声の小さな女の子がセキュリティの目をかいくぐれる道順を知っているという。
シャワー室とトイレの間をくぐりぬけて。
と言うが。私は、その辺で全員とはぐれてしまった。

シャワー室の周辺にはセキュリティが思いっきり立っていた。
無駄にウロウロ、キョロキョロとするのは危険だ。
私は何食わぬ顔で水汲みの順番に並ぶ。
そして、順番の前の人とたわいもない会話。
こうしていれば、突然、セキュリティが私だけに声を掛けてくることは無いのだ。
私に声を掛けるなら、ここに並んでいる全員に声を掛けなくてはいけない。
そう。
きっと。ブームフェスティバルは。そこまで厳しくはない。
本質としては、人に迷惑を掛けずに各々楽しもう。
だと思う。
その場の雰囲気を壊すような動きをスタッフであるセキュリティがする筈がないと確信していた。

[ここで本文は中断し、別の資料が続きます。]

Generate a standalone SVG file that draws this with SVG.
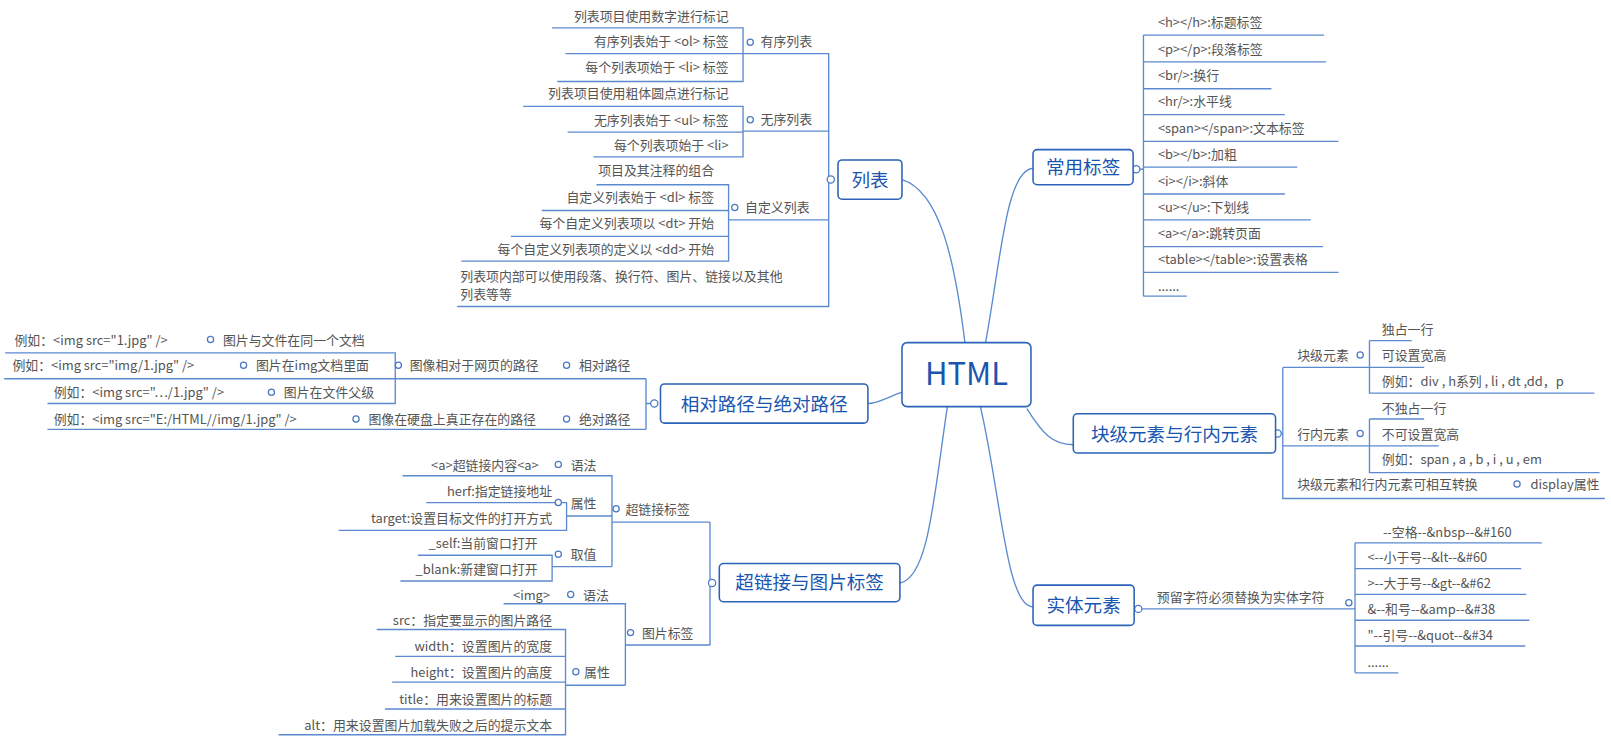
<svg xmlns="http://www.w3.org/2000/svg" width="1611" height="745" viewBox="0 0 1611 745">
<style>
text{font-family:"Noto Sans CJK SC","Liberation Sans",sans-serif;font-size:12.5px;fill:#555}
.e{text-anchor:end}
.n rect{fill:#fff;stroke:#2a63b8;stroke-width:1.5}
.n text{fill:#1a56b0;font-size:18px}
.c path,.c line{fill:none;stroke:#5b8ad0;stroke-width:1.3}
.c circle{fill:#fff;stroke:#4a78c4;stroke-width:1.2}
</style>
<g transform="scale(1.032)">
<g class="c" id="connectors">
<path d="M935 332 C925 250 910 185 874 174"/>
<path d="M955 332 C970 250 975 165 1001 163"/>
<path d="M874 380 C860 385 850 391 841 391"/>
<path d="M918 394 C905 480 900 560 872 565"/>
<path d="M995 396 C1010 420 1020 431 1040 431"/>
<path d="M950 394 C970 480 975 588 1001 588"/>
<path d="M805 174 H803 M720 52 H803 V297 H443 M720 127 H803 M706 213 H803"/>
<path d="M535 27 H720 V79 H540 M548 52 H720"/>
<path d="M507 103 H720 V152 H575 M550 128 H720"/>
<path d="M578 179 H706 V253 H447 M525 204 H706 M495 229 H706"/>
<path d="M1101 164 H1108 M1108 34 V287"/>
<path d="M1108 34 H1283 M1108 60 H1285 M1108 86 H1232 M1108 111 H1245 M1108 137 H1297 M1108 162 H1257 M1108 188 H1245 M1108 213 H1270 M1108 239 H1282 M1108 264 H1297 M1108 287 H1150"/>
<path d="M634 391 H626 M626 367 V416 M4 367 H626 M46 416 H626"/>
<path d="M5 342 H383 V391 H46"/>
<path d="M690 565 H688 M688 506 V625 M593 506 H688 M606 625 H688"/>
<path d="M390 461 H593 V549 M549 500 H593 M535 549 H593"/>
<path d="M413 487 H549 V514 H328"/>
<path d="M405 538 H535 V563 H388"/>
<path d="M488 585 H606 V664 M548 664 H606"/>
<path d="M365 610 H548 V712 H270 M383 636 H548 M380 661 H548 M373 687 H548"/>
<path d="M1238 420 H1243 M1243 356 V483 H1555 M1243 356 H1327 M1243 432 H1327"/>
<path d="M1327 330 H1368 M1327 330 V381 H1545 M1327 356 H1380"/>
<path d="M1327 406 H1380 M1327 406 V458 H1550 M1327 432 H1394"/>
<path d="M1103 590 H1313 M1313 526 V652"/>
<path d="M1313 526 H1494 M1313 551 H1474 M1313 576 H1479 M1313 601 H1482 M1313 626 H1478 M1313 652 H1355"/>
<circle cx="805" cy="174" r="3.5"/><circle cx="727" cy="41" r="3"/><circle cx="727" cy="116" r="3"/><circle cx="712" cy="201" r="3"/>
<circle cx="1101" cy="164" r="3.5"/>
<circle cx="634" cy="391" r="3.5"/><circle cx="549" cy="354" r="3"/><circle cx="386" cy="354" r="3"/><circle cx="204" cy="329" r="3"/><circle cx="236" cy="354" r="3"/><circle cx="263" cy="380" r="3"/><circle cx="549" cy="406" r="3"/><circle cx="345" cy="406" r="3"/>
<circle cx="690" cy="565" r="3.5"/><circle cx="597" cy="493" r="3"/><circle cx="541" cy="450" r="3"/><circle cx="541" cy="487" r="3"/><circle cx="541" cy="537" r="3"/><circle cx="611" cy="613" r="3"/><circle cx="553" cy="576" r="3"/><circle cx="558" cy="651" r="3"/>
<circle cx="1238" cy="420" r="3.5"/><circle cx="1318" cy="344" r="3"/><circle cx="1318" cy="420" r="3"/><circle cx="1470" cy="469" r="3"/>
<circle cx="1103" cy="590" r="3.5"/><circle cx="1307" cy="584" r="3"/>
</g>
<g class="n" id="html"><rect x="874" y="332" width="125" height="62" rx="5"/><text x="936.5" y="373" text-anchor="middle" style="font-size:30px">HTML</text></g>
<g class="n" id="lists"><rect x="812" y="155" width="62" height="38" rx="4"/><text x="843" y="181" text-anchor="middle">列表</text></g>
<g class="n" id="tags"><rect x="1001" y="145" width="97" height="34" rx="4"/><text x="1049.5" y="169" text-anchor="middle">常用标签</text></g>
<g class="n" id="paths"><rect x="640" y="372" width="201" height="38" rx="4"/><text x="740.5" y="398" text-anchor="middle">相对路径与绝对路径</text></g>
<g class="n" id="links"><rect x="697" y="546" width="175" height="37" rx="4"/><text x="784.5" y="571" text-anchor="middle">超链接与图片标签</text></g>
<g class="n" id="block"><rect x="1040" y="401" width="196" height="38" rx="4"/><text x="1138" y="427" text-anchor="middle">块级元素与行内元素</text></g>
<g class="n" id="entity"><rect x="1001" y="567" width="98" height="39" rx="4"/><text x="1050" y="593" text-anchor="middle">实体元素</text></g>
<g id="list-items">
<text x="737" y="45">有序列表</text><text x="737" y="120">无序列表</text><text x="722" y="205">自定义列表</text>
<text class="e" x="706" y="20">列表项目使用数字进行标记</text>
<text class="e" x="706" y="45">有序列表始于 &lt;ol&gt; 标签</text>
<text class="e" x="706" y="70">每个列表项始于 &lt;li&gt; 标签</text>
<text class="e" x="706" y="95">列表项目使用粗体圆点进行标记</text>
<text class="e" x="706" y="121">无序列表始于 &lt;ul&gt; 标签</text>
<text class="e" x="706" y="145">每个列表项始于 &lt;li&gt;</text>
<text class="e" x="692" y="170">项目及其注释的组合</text>
<text class="e" x="692" y="196">自定义列表始于 &lt;dl&gt; 标签</text>
<text class="e" x="692" y="221">每个自定义列表项以 &lt;dt&gt; 开始</text>
<text class="e" x="692" y="246">每个自定义列表项的定义以 &lt;dd&gt; 开始</text>
<text x="446" y="272">列表项内部可以使用段落、换行符、图片、链接以及其他</text>
<text x="446" y="290">列表等等</text>
</g>
<g id="tag-items">
<text x="1122" y="26">&lt;h&gt;&lt;/h&gt;:标题标签</text>
<text x="1122" y="52">&lt;p&gt;&lt;/p&gt;:段落标签</text>
<text x="1122" y="78">&lt;br/&gt;:换行</text>
<text x="1122" y="103">&lt;hr/&gt;:水平线</text>
<text x="1122" y="129">&lt;span&gt;&lt;/span&gt;:文本标签</text>
<text x="1122" y="154">&lt;b&gt;&lt;/b&gt;:加粗</text>
<text x="1122" y="180">&lt;i&gt;&lt;/i&gt;:斜体</text>
<text x="1122" y="205">&lt;u&gt;&lt;/u&gt;:下划线</text>
<text x="1122" y="231">&lt;a&gt;&lt;/a&gt;:跳转页面</text>
<text x="1122" y="256">&lt;table&gt;&lt;/table&gt;:设置表格</text>
<text x="1122" y="282">......</text>
</g>
<g id="path-items">
<text x="14" y="334">例如：&lt;img src="1.jpg" /&gt;</text><text x="216" y="334">图片与文件在同一个文档</text>
<text x="12" y="359">例如：&lt;img src="img/1.jpg" /&gt;</text><text x="248" y="359">图片在img文档里面</text>
<text x="397" y="359">图像相对于网页的路径</text><text x="561" y="359">相对路径</text>
<text x="52" y="385">例如：&lt;img src="…/1.jpg" /&gt;</text><text x="275" y="385">图片在文件父级</text>
<text x="52" y="411">例如：&lt;img src="E:/HTML//img/1.jpg" /&gt;</text><text x="357" y="411">图像在硬盘上真正存在的路径</text><text x="561" y="411">绝对路径</text>
</g>
<g id="link-items">
<text x="606" y="498">超链接标签</text>
<text x="553" y="455">语法</text><text class="e" x="522" y="455">&lt;a&gt;超链接内容&lt;a&gt;</text>
<text x="553" y="492">属性</text><text class="e" x="535" y="481">herf:指定链接地址</text><text class="e" x="535" y="507">target:设置目标文件的打开方式</text>
<text x="553" y="542">取值</text><text class="e" x="521" y="531">_self:当前窗口打开</text><text class="e" x="521" y="556">_blank:新建窗口打开</text>
<text x="622" y="618">图片标签</text>
<text x="565" y="581">语法</text><text class="e" x="533" y="581">&lt;img&gt;</text>
<text x="566" y="656">属性</text>
<text class="e" x="535" y="606">src：指定要显示的图片路径</text>
<text class="e" x="535" y="631">width：设置图片的宽度</text>
<text class="e" x="535" y="656">height：设置图片的高度</text>
<text class="e" x="535" y="682">title：用来设置图片的标题</text>
<text class="e" x="535" y="707">alt：用来设置图片加载失败之后的提示文本</text>
</g>
<g id="block-items">
<text x="1257" y="349">块级元素</text><text x="1257" y="425">行内元素</text>
<text x="1339" y="324">独占一行</text><text x="1339" y="349">可设置宽高</text><text x="1339" y="374">例如：div , h系列 , li , dt ,dd，p</text>
<text x="1339" y="400">不独占一行</text><text x="1339" y="425">不可设置宽高</text><text x="1339" y="450">例如：span , a , b , i , u , em</text>
<text x="1257" y="474">块级元素和行内元素可相互转换</text><text x="1483" y="474">display属性</text>
</g>
<g id="entity-items">
<text x="1121" y="583">预留字符必须替换为实体字符</text>
<text x="1340" y="520">--空格--&amp;nbsp--&amp;#160</text>
<text x="1325" y="545">&lt;--小于号--&amp;lt--&amp;#60</text>
<text x="1325" y="570">&gt;--大于号--&amp;gt--&amp;#62</text>
<text x="1325" y="595">&amp;--和号--&amp;amp--&amp;#38</text>
<text x="1325" y="620">"--引号--&amp;quot--&amp;#34</text>
<text x="1325" y="646">......</text>
</g>
</g>
</svg>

私は状況を現場を見て、手首を晒さないように気をつけて水を汲み、その場を離れた。
ぐるぐると迷う。
地図もなく、方向も分からない。
スタッフに声はかけられない。
私はセキュリティに気をつけながら、道を探す。
正規の大通りの道では、オレンジテントエリアへ続く道では検問がある。


私は、どうしようか。
とぐるぐるしながら、テントエリアに紛れ込み、
なんと。
ラッキー!
気が付いたら、オレンジテントエリアに出ていた。
ここは、炊事場とシャワーが近く、便利なテントエリアである。

私は急いでテントを張る。
とりあえず、テントの中に入って身を隠せば、本当に安心。
既に、他のテントでひしめき合うオレンジエリア。
私は思いっきり、人通りの前、テントを出たら、炊事場とシャワーに続く道沿いにテントを張った。
木を隠すなら森へ。
人込みの方がやはり安全だとも思っていた。


テントの中身は何も無い。
洋服はショートパンツにタンクトップ、ストールにフリースの上着のみ。
私は布で出来た鞄を敷物代わりにしてテントの中で過ごした。

まず。一服。
さて。これからどうしようか。
音楽はもう始まっていた。
私は。
日中ゲートの外で入手したMDMAをメインダンスフロアで楽しむことにした。
テントの中で食べて、ジョイントを持って外へ繰り出す。


セキュリティの動きはだいたい把握していた。
私は平気でお店を見たり、アートで遊びながら、一服出来る木陰を探し、フラフラ。
セキュリティに声を掛けられる事はなかった。
人込みも安全だが。
近くに人込みがあって、自分の周囲には誰もいない場所を歩くのも安全だ。
後ろから突然人が来る気配があれば分かりやすいし、前から来る人も分かりやすい。
だから、なるべく近寄らない様にさりげなく、人を避けながら行きたい場所まで行けるのだ。


29歳の私は。
完璧に少年漫画の主人公の気分だ。
出会う人々は名前も知らなければ、連絡先の交換だって忘れてしまう。
みんな強烈な個性あふれるキャラクターで私の大冒険物語を彩ってくれた。

打算的な人間関係も、駆け引き的な恋愛も、
大人と言われる年齢に必要とされる処世術は何一つ必要ない世界。

純粋に
Boom Festivalに入って遊びたい!!
それだけに真剣な小学生。

子供らしく過ごせなかった小学生時代をやり直している。
最高に自由で無限の可能性が広がる
小学生の夏休み29歳の夏だった。